Plans are required to collect and evaluate relevant data to assess the aggregate impact of NQTLs on access to mental health benefits. Relevant data includes utilization rates, network adequacy metrics, and provider reimbursement rates benchmarked to a reference standard. If the data suggests a material difference in access to mental health and substance use disorder providers, the plan must take action to comply with parity requirements, including (1) strengthening efforts to recruit mental health and substance use disorder providers, (2) expanding telehealth options under the plan, (3) assisting plan enrollees in finding available in-network mental health and substance use disorder providers, and (4) ensuring that provider directories are accurate and reliable.

Discriminatory Factors

The final rules also provide guidance on when factors and evidentiary standards may be discriminatory against mental health or substance use disorder benefits. Factors and evidentiary standards are discriminatory if, based on all relevant facts and circumstances, they systemically disfavor access or are specifically designed to disfavor access to mental health or substance use disorder benefits compared to medical/surgical benefits. If a plan takes steps to correct, cure, or supplement the factors or evidentiary standards, the factors or standards will not be considered biased or not objective.
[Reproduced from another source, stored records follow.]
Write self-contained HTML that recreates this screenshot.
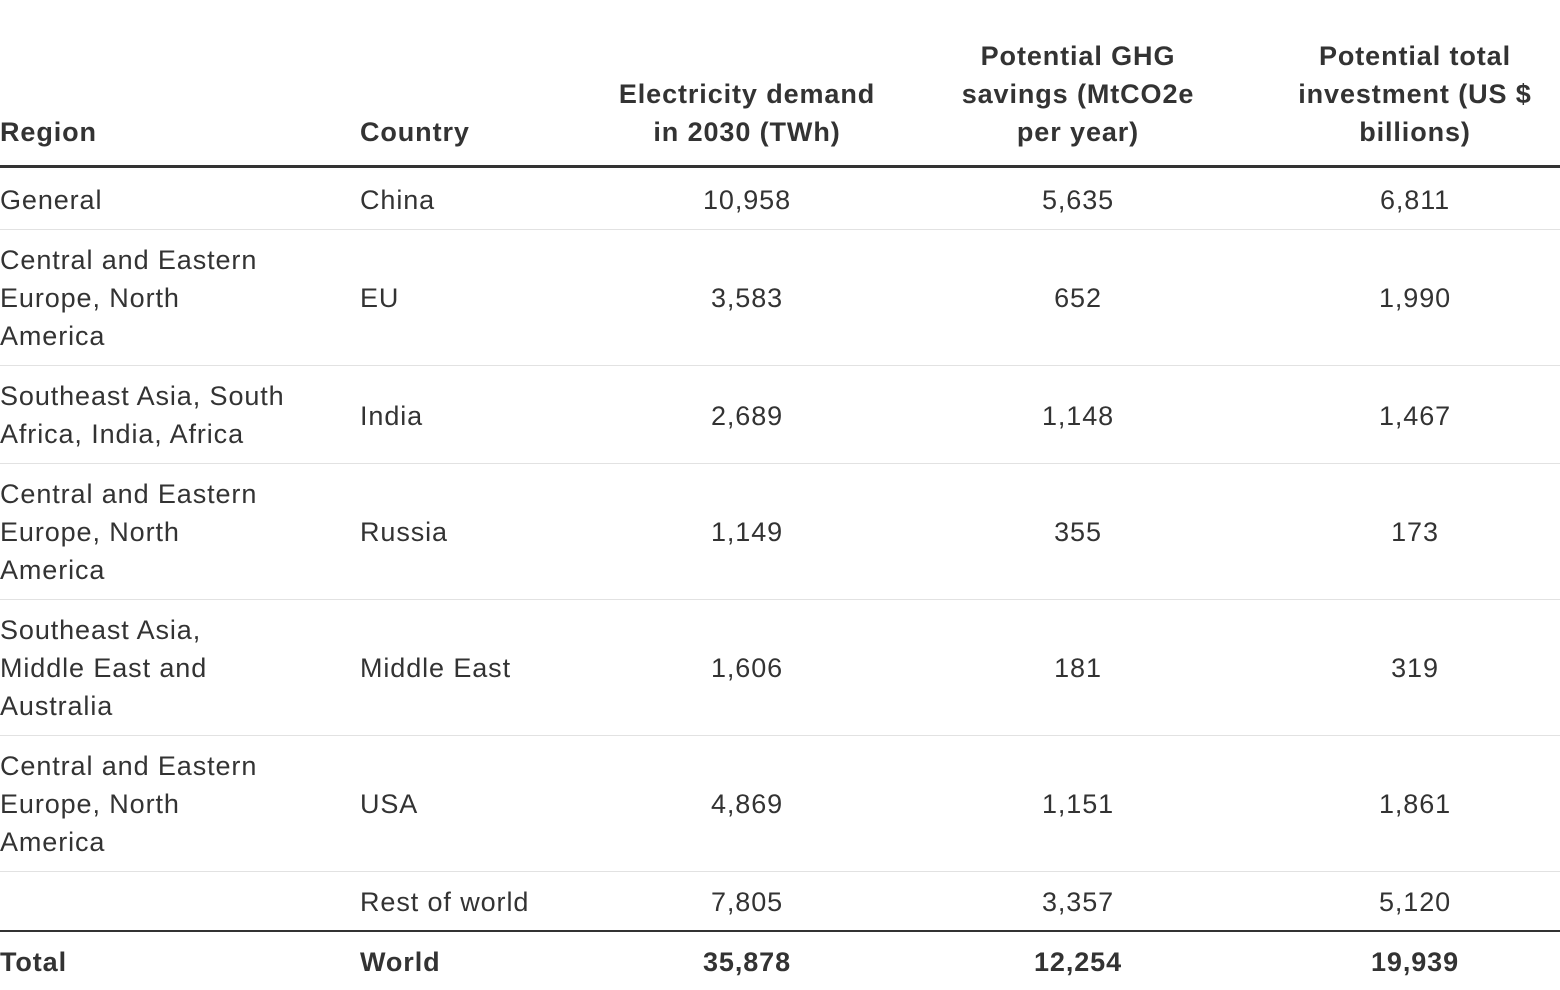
<!DOCTYPE html>
<html><head><meta charset="utf-8"><style>
html,body{margin:0;padding:0;background:#fff;}
body{width:1560px;height:990px;position:relative;overflow:hidden;font-family:"Liberation Sans",sans-serif;color:#333;font-size:27px;letter-spacing:0.9px;}
.t{position:absolute;line-height:38px;height:38px;white-space:nowrap;}
.c{transform:translateX(-50%);text-align:center;}
.b{font-weight:bold;}
.h{position:absolute;left:0;width:1560px;height:1px;background:#e2e2e2;}
</style></head><body>
<div class="t b" style="left:0;top:113px">Region</div>
<div class="t b" style="left:360px;top:113px">Country</div>
<div class="t b c" style="left:747px;top:75px">Electricity demand</div>
<div class="t b c" style="left:747px;top:113px">in 2030 (TWh)</div>
<div class="t b c" style="left:1078px;top:37px">Potential GHG</div>
<div class="t b c" style="left:1078px;top:75px">savings (MtCO2e</div>
<div class="t b c" style="left:1078px;top:113px">per year)</div>
<div class="t b c" style="left:1415px;top:37px">Potential total</div>
<div class="t b c" style="left:1415px;top:75px">investment (US $</div>
<div class="t b c" style="left:1415px;top:113px">billions)</div>
<div style="position:absolute;left:0;top:165px;width:1560px;height:3px;background:#333"></div>

<div class="t" style="left:0;top:181px">General</div>
<div class="t" style="left:360px;top:181px">China</div>
<div class="t c" style="left:747px;top:181px">10,958</div>
<div class="t c" style="left:1078px;top:181px">5,635</div>
<div class="t c" style="left:1415px;top:181px">6,811</div>
<div class="h" style="top:229px"></div>

<div class="t" style="left:0;top:241px">Central and Eastern</div>
<div class="t" style="left:0;top:279px">Europe, North</div>
<div class="t" style="left:0;top:317px">America</div>
<div class="t" style="left:360px;top:279px">EU</div>
<div class="t c" style="left:747px;top:279px">3,583</div>
<div class="t c" style="left:1078px;top:279px">652</div>
<div class="t c" style="left:1415px;top:279px">1,990</div>
<div class="h" style="top:365px"></div>

<div class="t" style="left:0;top:377px">Southeast Asia, South</div>
<div class="t" style="left:0;top:415px">Africa, India, Africa</div>
<div class="t" style="left:360px;top:397px">India</div>
<div class="t c" style="left:747px;top:397px">2,689</div>
<div class="t c" style="left:1078px;top:397px">1,148</div>
<div class="t c" style="left:1415px;top:397px">1,467</div>
<div class="h" style="top:463px"></div>

<div class="t" style="left:0;top:475px">Central and Eastern</div>
<div class="t" style="left:0;top:513px">Europe, North</div>
<div class="t" style="left:0;top:551px">America</div>
<div class="t" style="left:360px;top:513px">Russia</div>
<div class="t c" style="left:747px;top:513px">1,149</div>
<div class="t c" style="left:1078px;top:513px">355</div>
<div class="t c" style="left:1415px;top:513px">173</div>
<div class="h" style="top:599px"></div>

<div class="t" style="left:0;top:611px">Southeast Asia,</div>
<div class="t" style="left:0;top:649px">Middle East and</div>
<div class="t" style="left:0;top:687px">Australia</div>
<div class="t" style="left:360px;top:649px">Middle East</div>
<div class="t c" style="left:747px;top:649px">1,606</div>
<div class="t c" style="left:1078px;top:649px">181</div>
<div class="t c" style="left:1415px;top:649px">319</div>
<div class="h" style="top:735px"></div>

<div class="t" style="left:0;top:747px">Central and Eastern</div>
<div class="t" style="left:0;top:785px">Europe, North</div>
<div class="t" style="left:0;top:823px">America</div>
<div class="t" style="left:360px;top:785px">USA</div>
<div class="t c" style="left:747px;top:785px">4,869</div>
<div class="t c" style="left:1078px;top:785px">1,151</div>
<div class="t c" style="left:1415px;top:785px">1,861</div>
<div class="h" style="top:871px"></div>

<div class="t" style="left:360px;top:883px">Rest of world</div>
<div class="t c" style="left:747px;top:883px">7,805</div>
<div class="t c" style="left:1078px;top:883px">3,357</div>
<div class="t c" style="left:1415px;top:883px">5,120</div>
<div style="position:absolute;left:0;top:930px;width:1560px;height:2px;background:#333"></div>

<div class="t b" style="left:0;top:943px">Total</div>
<div class="t b" style="left:360px;top:943px">World</div>
<div class="t b c" style="left:747px;top:943px">35,878</div>
<div class="t b c" style="left:1078px;top:943px">12,254</div>
<div class="t b c" style="left:1415px;top:943px">19,939</div>
</body></html>
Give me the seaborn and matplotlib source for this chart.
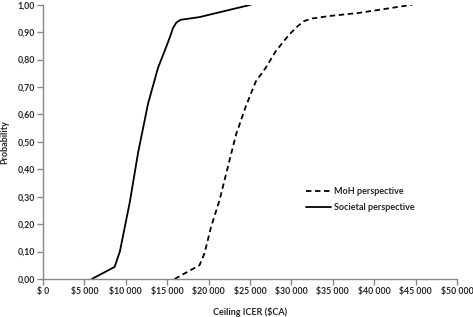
import pandas as pd
import matplotlib
matplotlib.use("Agg")
import matplotlib.pyplot as plt
import seaborn as sns
from matplotlib.ticker import FuncFormatter

# values
moh_x = [15900, 18900, 19500, 20300, 21300, 22300, 23300, 24500, 25700,
         26900, 28100, 29700, 30700, 31500, 32500, 34900, 38100, 44600]
moh_y = [0.00, 0.05, 0.093, 0.19, 0.285, 0.405, 0.525, 0.63, 0.72,
         0.77, 0.83, 0.89, 0.92, 0.94, 0.95, 0.96, 0.97, 1.00]

soc_x = [5900, 8650, 9280, 10480, 11480, 12690, 13890, 14800, 15300,
         15700, 16100, 16600, 18900, 25100]
soc_y = [0.00, 0.044, 0.10, 0.28, 0.46, 0.64, 0.77, 0.84, 0.88,
         0.915, 0.935, 0.945, 0.955, 1.00]

series = ["MoH perspective", "Societal perspective"]

sns.set_style("white")
plt.rcParams['font.family'] = ['Lato', 'DejaVu Sans']

fig = plt.figure(figsize=(4.73, 3.17), dpi=100)
ax = fig.add_axes([0.091, 0.12, 0.875, 0.865])

df_moh = pd.DataFrame({"x": moh_x, "y": moh_y})
df_soc = pd.DataFrame({"x": soc_x, "y": soc_y})
sns.lineplot(data=df_moh, x="x", y="y", ax=ax, color="black", lw=1.3,
             linestyle=(0, (3, 2)), label=series[0], sort=False)
sns.lineplot(data=df_soc, x="x", y="y", ax=ax, color="black", lw=1.3,
             label=series[1], sort=False)

ax.set_xlim(0, 50000)
ax.set_ylim(0, 1.0)
ax.set_xticks(range(0, 50001, 5000))
ax.set_yticks([i / 10 for i in range(11)])
ax.xaxis.set_major_formatter(FuncFormatter(
    lambda v, p: "$ 0" if v == 0 else "$" + f"{int(v):,}".replace(",", " ")))
ax.yaxis.set_major_formatter(FuncFormatter(lambda v, p: f"{v:.2f}".replace(".", ",")))

for s in ["top", "right"]:
    ax.spines[s].set_visible(False)
for s in ["left", "bottom"]:
    ax.spines[s].set_color("#888888")
    ax.spines[s].set_linewidth(1.0)
ax.tick_params(axis="both", which="major", direction="out", length=4,
               width=1, color="#888888", labelsize=6.3, pad=2,
               bottom=True, left=True)
for lbl in ax.get_xticklabels() + ax.get_yticklabels():
    lbl.set_fontweight("bold")

ax.set_xlabel("Ceiling ICER ($CA)", fontsize=6.5, fontweight="bold", labelpad=8)
ax.set_ylabel("Probability", fontsize=6.5, fontweight="bold", labelpad=6)

leg = ax.legend(loc="center left", bbox_to_anchor=(0.615, 0.29), frameon=False,
                fontsize=6.5, handlelength=2.8, handletextpad=0.3,
                labelspacing=0.8)
for t in leg.get_texts():
    t.set_fontweight("bold")

fig.savefig("out.png", dpi=100)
The rules illustrate this with an example of a plan that considers a treatment experimental if no recognized treatment guidelines include it as a standard of care and if fewer than two randomized controlled trials support its use. If a plan excludes coverage for applied behavior analysis therapy for autism spectrum disorder by deeming it experimental, despite existing recognized treatment guidelines and supportive trials, the plan will not satisfy parity requirements.

Effective Dates

Many parts of the final rules become effective on the first day of the first plan year, beginning on or after January 1, 2025.

However, the new “meaningful benefits” standard, the prohibition on discriminatory factors and evidentiary standards, and the relevant data evaluation requirements will be effective on the first day of the first plan year, beginning on or after January 1, 2026.